Roman Keller, Amt für Wild und Wald, Kanton Zug

Die Besonderheit dieser Verbindung: Sie ist nicht nur für den Hirsch und die Gämse wichtig, sondern auch für den seltenen Luchs. «In der Tat gibt es Hinweise, dass zumindest ein Individuum vor einiger Zeit durch den Kanton Zug gestreift ist», sagt Roman Keller, Abteilungsleiter Jagd & Fischerei beim Amt für Wild und Wald des Kantons Zug.

Heuer werden Korridore überprüft

«Wir sind bestrebt, dass im Bereich von Wildtierkorridoren die Durchgängigkeit für Wildtiere durch Bauwerke, Zäune oder Aktivitäten nicht noch mehr behindert wird», sagt Roman Keller. «Aktuell überprüfen wir dieses Jahr alle Korridore im Kanton Zug auf Ihre Funktion.» Davon erhoffe man sich, in Zukunft mit gezielten Massnahmen Durchgängigkeit der Wildtierbewegungsachsen zu verbessern.

Diese Massnahmen würden in der Regel bei anstehenden Bauprojekten in den Korridoren im Rahmen des ordentlichen Bewilligungsverfahrens verwirklicht, sagt Keller.
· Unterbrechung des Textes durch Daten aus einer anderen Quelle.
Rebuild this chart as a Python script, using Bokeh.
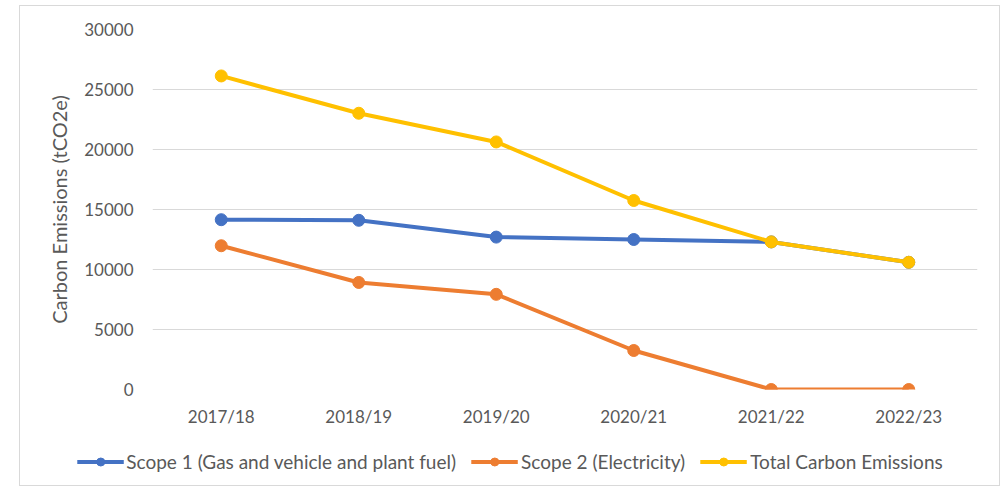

Konkretes Beispiel: Das Sanierungsprojekt der Strasse ins Ägerital zwischen Nidfurren und Schmittli. Hier wird die Brügglibachtobelbrücke bald neu gebaut. Dabei wird gleichzeitig der Durchlass vergrössert, damit in Zukunft auch Hirsche unter der Brücke durchspazieren und so von Menzingen auf den Wildtierkorridor Knonaueramt-Zugerberg kommen.

Ein wichtiger Aspekt von Wildpassagen ist die verbesserte Verkehrssicherheit. Überquert das Wild die Strasse nicht mehr, kommt es zu weniger Unfällen. Zwischen Nidfurren und Schmittli sorgt der Kanton Zug zusätzlich vor und zieht beim Strassenbau eine leere Röhre ein, um den Abschnitt nötigenfalls mit zusätzlichen Wildwarnanlagen auszustatten.

Bei Problemen ist der Kanton gefragt

Der Kanton könnte übrigens auch mit der geplanten Wildtierpassage in Risch zu tun bekommen. Gibt’s Einsprachen oder wehren sich die Landwirte dagegen, Terrain für Wildhecken zur Verfügung zu stellen, muss der Kanton die Sache regeln. Denn das Astra ist nur für den Streifen entlang der Autobahn tätig.

Diese Situation trat jüngst bei der dritten Wildtierpassage im Kanton Luzern ein: jener in Langnau bei Reiden, wo die geplante Wildtierbrücke ebenfalls durch intensiv genutztes Landwirtschaftsland führt und Annäherungshilfen nötig sind. Hier musste der Kanton Dienstbarkeitsverträge mit den Landbesitzern aushandeln. Dies ist vor wenigen Monaten gelungen. Die Passage soll noch in diesem Jahr in Bau gehen.